In 1960, 94 percent of upper class whites were married compared with 84 percent for lower middle and working class whites, but that number had declined to 84 percent for upper class whites and 48 percent for lower middle and working class whites by 2010.
“What is happening in the United States has nothing to do with race or ethnicity,” Murray said.
Murray argues that the nation’s Founders unanimously believed that Americans needed to be honest, religious and industrious for the Constitution to work, but those virtues have increasingly been eroded among those he calls the “New Lower Class”.
“Increasing out-of-wedlock births are at the center of our problems,” Murray said. “Kids born to unmarried women do worse in all of the important outcomes.
“The stigma of out-of-wedlock births is gone, and a great number of out-of-wedlock births are to those women who are not on welfare,” Murray continued. “A lot of them say, ‘Why should I marry that loser?” It’s like bringing another child into the family.”
Nineteenth century French commentator Alexis de Tocqueville noted that the American sense of religiosity, morality, industriousness and the importance of marriage set them apart from Europeans.
Marriage’s decline has had a strong impact on American industriousness.

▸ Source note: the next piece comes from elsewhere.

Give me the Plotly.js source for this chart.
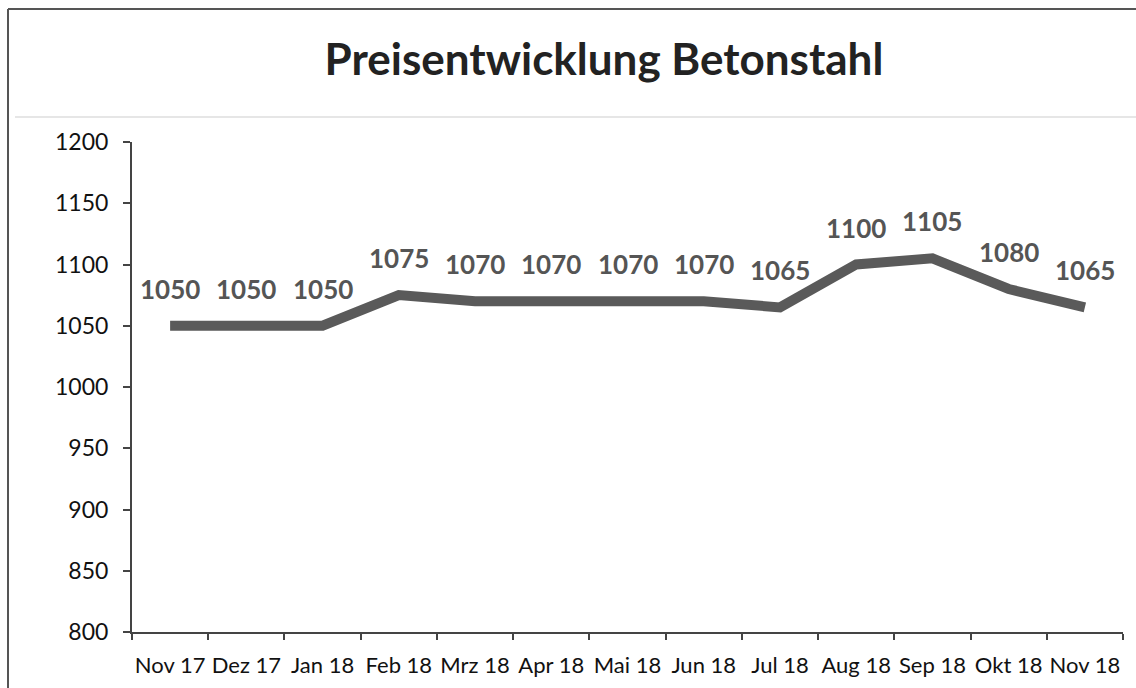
<!DOCTYPE html>
<html>
<head>
<meta charset="utf-8">
<script src="https://cdn.plot.ly/plotly-3.0.1.min.js"></script>
<style>html,body{margin:0;padding:0;background:#fff;}#chart{width:1136px;height:688px;}</style>
</head>
<body>
<div id="chart"></div>
<script>
const months = ["Nov 17","Dez 17","Jan 18","Feb 18","Mrz 18","Apr 18","Mai 18","Jun 18","Jul 18","Aug 18","Sep 18","Okt 18","Nov 18"];
const prices = [1050,1050,1050,1075,1070,1070,1070,1070,1065,1100,1105,1080,1065];
const yTicks = [800,850,900,950,1000,1050,1100,1150,1200];
const chartTitle = "Preisentwicklung Betonstahl";

const W = 1136, H = 688;
const margin = {l:132, r:13, t:142, b:56};
const pw = W - margin.l - margin.r, ph = H - margin.t - margin.b;
const px = x => (x - margin.l) / pw;
const py = y => 1 - (y - margin.t) / ph;

const annotations = months.map((m, i) => ({
  x: m, y: prices[i], xref: 'x', yref: 'y',
  text: '<b>' + prices[i] + '</b>', showarrow: false,
  yshift: 37, yanchor: 'middle',
  font: {family: 'Lato, sans-serif', size: 26, color: '#555555'}
}));

const trace = {
  x: months, y: prices, type: 'scatter', mode: 'lines',
  line: {color: '#5a5a5a', width: 10},
  hoverinfo: 'skip'
};

const layout = {
  width: W, height: H, margin: margin,
  paper_bgcolor: '#fff', plot_bgcolor: '#fff',
  showlegend: false,
  title: {
    text: '<b>' + chartTitle + '</b>',
    xref: 'container', yref: 'container',
    x: 604 / W, xanchor: 'center',
    y: 1 - 60 / H, yanchor: 'middle',
    font: {family: 'Lato, sans-serif', size: 44, color: '#222'}
  },
  xaxis: {
    type: 'category', range: [-0.5, 12.5],
    showgrid: false, zeroline: false,
    showline: true, linecolor: '#444', linewidth: 2,
    ticks: 'outside', tickson: 'boundaries', ticklen: 6, tickwidth: 2, tickcolor: '#444',
    tickangle: 0,
    ticklabelstandoff: 13,
    tickfont: {family: 'Lato, sans-serif', size: 22, color: '#111'},
    fixedrange: true
  },
  yaxis: {
    range: [800, 1200], tickvals: yTicks, ticktext: yTicks.map(String),
    showgrid: false, zeroline: false,
    showline: true, linecolor: '#444', linewidth: 2,
    ticks: 'outside', ticklen: 7, tickwidth: 2, tickcolor: '#444',
    ticklabelstandoff: 10,
    tickfont: {family: 'Lato, sans-serif', size: 23, color: '#111'},
    fixedrange: true
  },
  annotations: annotations,
  shapes: [
    {type: 'line', xref: 'paper', yref: 'paper', x0: px(8), x1: px(1136), y0: py(9), y1: py(9), line: {color: '#555', width: 2}},
    {type: 'line', xref: 'paper', yref: 'paper', x0: px(8), x1: px(8), y0: py(9), y1: py(688), line: {color: '#555', width: 2}},
    {type: 'line', xref: 'paper', yref: 'paper', x0: px(15), x1: px(1136), y0: py(117), y1: py(117), line: {color: '#e6e6e6', width: 2}}
  ]
};

Plotly.newPlot('chart', [trace], layout, {staticPlot: true, displayModeBar: false});
</script>
</body>
</html>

“We used to have a civic culture that was shared between the lower class and the upper middle class,” Murray said. “Being an American was part of being in a civic culture that made you aware that you were part of something else.”
Americans prided themselves in a sense of egalitarianism that deterred them from wanting to look better than their neighbors. Consequently, many CEOs and other upper-income earners shied away from outwardly ostentatious living around 1960.
“People would buy a Buick instead of a Cadillac because having a Cadillac was getting too big for your britches,” Murray said. “It was considered un-American to consider yourself better than someone else.”
But one of Murray’s biggest discoveries is a growing segregation between the classes in America.
“We have developed an upper class that is ignorant of mainstream America,” Murray said. “Increasingly people live in enclaves where they don’t have to deal with other people [who aren’t like them].”
This isolation has been particularly acute particularly in the areas of the country surrounding Washington, D.C., New York, Los Angeles and the San Francisco Bay area where a large portion of wealth and power is concentrated.
Politically and socially, these areas have gravitated more toward the far-left of the political spectrum isolated from the plight of the New Lower Class and from the proper solutions to their issues.
Murray argues that the problem among New Lower Class white men isn’t the inability to find a job unlike 50 years, but rather the unwillingness to find jobs because of a decline in a belief in the virtue of industriousness.
“No set of policy solutions that would have the effect of putting the toothpaste back into the tubes,” Murray said. “To father a child and not to be a father to that child makes you a bum in some deep sense. You are not a man. Being a man requires taking responsibility for your kids.”
Cultural changes have to precede policy changes, and tactics to bring about those cultural changes need to change because appeals to religious morality no longer have the same impact they would have had in 1960, according to Murray.
Murray argues that the welfare state destroys the things in life that provide the sources of satisfaction in life such as family, community, vocation and faith.
“The welfare state tends to leech out the consequences for responsibility. Raise kids not because it is easy. It is because they are hard,” Murray said. “Each of the four domains says, ‘We’ll take responsibility and the welfare state is incompatible with them.
“It drains human life of a lot of its meaning and satisfaction.”